To be an investor you must be a believer in a better tomorrow. – Benjamin Graham
The stock market seems to be climbing a wall of worry and last week it suffered a mild setback as all of the major stock averages fell at least 1%. The Dow Jones Industrial Average was the biggest loser as it dropped 389 points or 1.5% as a number of news events contributed to nervousness among investors. The most troubling concern involves retaliation by other countries in the form of tariffs on U.S. goods and the possible outbreak of trade wars. In addition to the 25% tariff on imported steel and the 10% tariff imposed on aluminum, there have been reports that the Trump administration has considered slapping $60 billion in tariffs on Chinese goods. The administration also wants to target intellectual property theft by the Chinese government, which has been rampant and has occurred for far too long. The revolving door, otherwise known as the White House, was also on full display last week as President Trump fired Secretary of State Rex Tillerson and replaced him with Mike Pompeo, the former head of the Central Intelligence Agency (CIA). Trump also named Lawrence Kudlow to replace Gary Cohn as his chief economic advisor, a move that may soften Trump’s stance on tariffs. The never-ending investigation into whether or not the Trump campaign colluded with Russia in the 2016 presidential election also took a new turn as special counsel Robert Mueller subpoenaed the Trump organization and related businesses. Although all of the inflation data released last week was relatively benign, retail sales in February fell slightly and have now fallen three consecutive months for the first time in nearly six years. This result was a bit surprising as it was thought that the recently passed tax cuts would lead to increased consumer spending, especially with consumer sentiment data at all-time highs. In fact, the Atlanta Federal Reserve now forecasts that first quarter gross domestic product (GDP) will only be about 1.9% compared to its original forecast of 5.4%. JP Morgan Chase also lowered its forecast for 1st quarter GDP to 2%. Worries have now turned to economic growth that might be too weak rather than too strong, resulting in corporate profits that also might be less than expected.

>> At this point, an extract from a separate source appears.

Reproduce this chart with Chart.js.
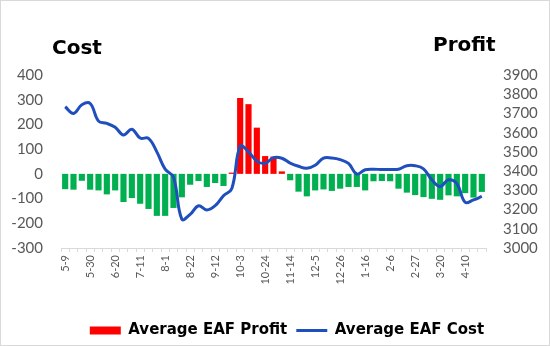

What a difference a month makes. Unlike January inflation data that was much stronger than expected, data in February was generally mild by comparison and in line with expectations. The consumer price index (CPI) rose slightly and alleviated concerns that inflation will accelerate and the producer price index (PPI) also posted only a modest increase. Core CPI, which excludes food and energy, has risen 1.8% on an annualized basis through February. February U.S. industrial production posted its biggest increase in four months as favorable weather led to a rebound in construction but housing starts fell more than expected in February as construction of multi-family housing units plunged. The preliminary University of Michigan consumer sentiment index rose to its highest level since 2004. Weekly jobless claims fell 4,000 to 226,000, less than expected, and near a 50-year low.
For the week, the Dow Jones Industrial Average dropped 1.5% to close at 24,946 while the S&P 500 Index declined 1.2% to close at 2,752. The Nasdaq Composite Index fell 1.0% to close at 7,481.
February existing home sales and new home sales are forecast to be higher than those reported in January and consistent with a stable housing market. February durable goods orders are expected to rebound with a healthy increase after declining last month while leading economic indicators for February are expected to be up modestly but at less than half the increase in January.
The Federal Reserve meets on Wednesday and it is widely expected that the federal funds rate will be raised by a quarter of one percent. New Fed Chairman Jerome Powell will hold his first news conference after the meeting. Depending on the strength of the economy and inflation, it could be the first of four interest rate hikes this year.
Among the most prominent companies on the earnings agenda this week are Oracle, Micron Technology, Accenture, FedEx, General Mills, Darden Restaurants, ConAgra Brands, Nike, Carnival and Cintas.
Since the Trump administration announced a 25% tariff on imported steel and a 10% tariff on imported aluminum on March 1st, there have been lingering fears that a trade war might develop and the stock market has been volatile with little or no gain. Both Canada and Mexico were granted an exemption from the tariffs until the North American Free Trade Agreement (NAFTA) could be renegotiated and President Trump emphasized that he would be flexible in either removing or modifying tariffs for each country. The effect on broad-based, diversified exchange-traded funds (ETFs) and actively managed equity mutual funds has been relatively small as steel and aluminum stocks have done well while companies that use steel and aluminum in their production process have tended to underperform. By and large, the market has shrugged off the news but remains wary that tariffs on steel and aluminum could lead to an escalation of tariffs around the globe as countries attempt to protect their own industries. If the tariffs are confined to just steel and aluminum and are used as a negotiating tool to bring countries together to discuss fairer trade practices, then the stock market should not be affected adversely. However, if trade wars develop, there is the possibility of higher prices and inflation, which could lead to higher interest rates, negatively impacting stocks and bonds. For bond investors, it would be wise to shorten the duration of fixed income portfolios to minimize the amount of principal erosion caused by higher rates.